Generalized variation of mappings with applications to composition operators and multifunctions

We study (set-valued) mappings of bounded Phi -variation defined on the compact interval I and taking values in metric or normed linear spaces X. We prove a new structural theorem for these mappings and extend Medvedev's criterion from real valued functions onto mappings with values in a reflexive Banach space, which permits us to establish an explicit integral formula for the Phi -variation of a metric space valued mapping. We show that the linear span GV(Phi)(I;X) of the set of all mappings of bounded Phi -variation is automatically a Banach algebra provided X is a Banach algebra.
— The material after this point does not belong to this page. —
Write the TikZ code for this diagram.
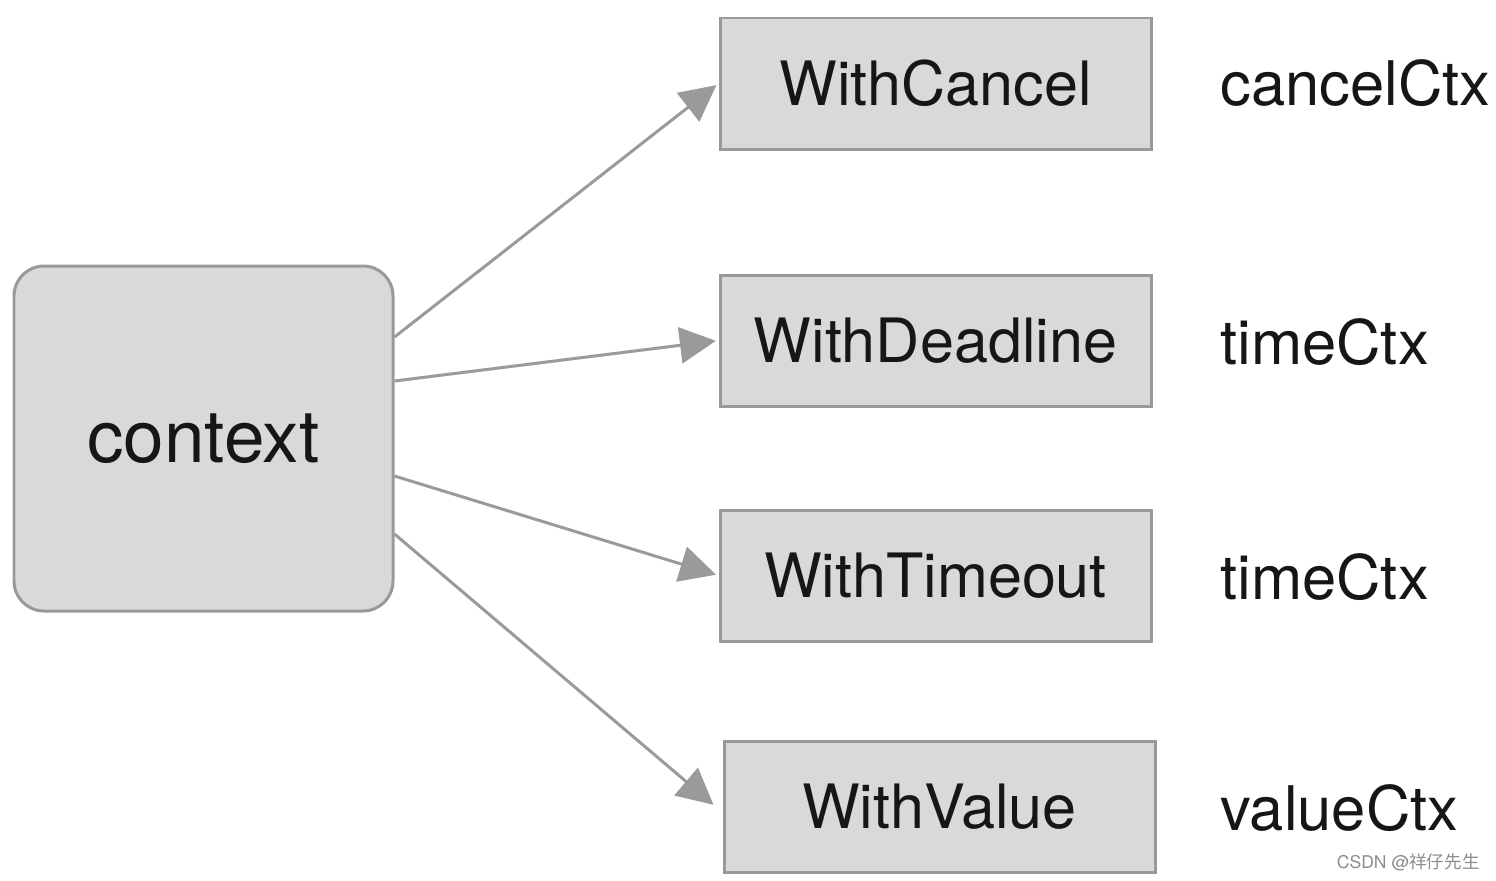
\documentclass[tikz,border=0pt]{standalone}
\usepackage{fontspec}
\setmainfont{TeX Gyre Heros}
\newfontfamily\cjkfont{Noto Sans CJK SC}
\usetikzlibrary{arrows.meta}
\definecolor{boxfill}{HTML}{D9D9D9}
\definecolor{boxline}{HTML}{999999}
\definecolor{arrowcol}{HTML}{9A9A9A}
\definecolor{markgray}{HTML}{8C8C8C}
\definecolor{txt}{HTML}{161616}
\tikzset{
  fnbox/.style={draw=boxline, fill=boxfill, line width=1.7pt, minimum width=431*0.02cm, minimum height=131*0.02cm, inner sep=0pt, text=txt, font=\fontsize{34.8}{40}\selectfont},
  ctxbox/.style={draw=boxline, fill=boxfill, line width=1.7pt, rounded corners=0.6cm, minimum width=379*0.02cm, minimum height=345*0.02cm, inner sep=0pt, text=txt, font=\fontsize{41.5}{48}\selectfont},
  typelabel/.style={anchor=west, inner sep=0pt, text=txt, font=\fontsize{35}{40}\selectfont},
  conn/.style={draw=arrowcol, line width=1.7pt, -{Triangle[length=20.5pt, width=20.5pt]}, shorten >=1.5pt},
}
\begin{document}
\begin{tikzpicture}[x=0.02cm, y=-0.02cm]
\useasboundingbox (0,0) rectangle (1496,880);
\node[ctxbox] (ctx) at (203.5,438.5) {context};
\node[fnbox] (wc) at (935.5,83.5) {WithCancel};
\node[fnbox] (wd) at (935.5,340.5) {WithDeadline};
\node[fnbox] (wt) at (935.5,575.5) {WithTimeout};
\node[fnbox] (wv) at (939.5,806.5) {WithValue};
\node[typelabel] (lc) at (1220,83) {cancelCtx};
\node[typelabel] (ld) at (1220,342) {timeCtx};
\node[typelabel] (lt) at (1220,577) {timeCtx};
\node[typelabel] (lv) at (1220,808) {valueCtx};
\draw[conn] (ctx.east |- 0,337) -- (wc.west);
\draw[conn] (ctx.east |- 0,381) -- (wd.west);
\draw[conn] (ctx.east |- 0,476) -- (wt.west);
\draw[conn] (ctx.east |- 0,534) -- ([xshift=-7*0.02cm]wv.west);
\node[anchor=east, inner sep=0pt, text=markgray, font=\fontsize{10}{12}\selectfont] (mark) at (1480,862) {CSDN @{\cjkfont 祥仔先生}};
\end{tikzpicture}
\end{document}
If h:Ix X --> Y is a given mapping and the composition operator H is defined by (Hf)(t)=h(t,f(t)), where t is an element ofI and f:I --> X, we show that H:GV(Phi)(I; X)--> GV(Psi)(I;Y) is Lipschitzian if and only if h(t,x)=h(0)(t)+h(1)(t)x, t is an element ofI, x is an element ofX. This result is further extended to multivalued composition operators H with values compact convex sets. We prove that any (not necessarily convex valued) multifunction of bounded Phi -variation with respect to the Hausdorff metric, whose graph is compact, admits regular selections of bounded Phi -variation.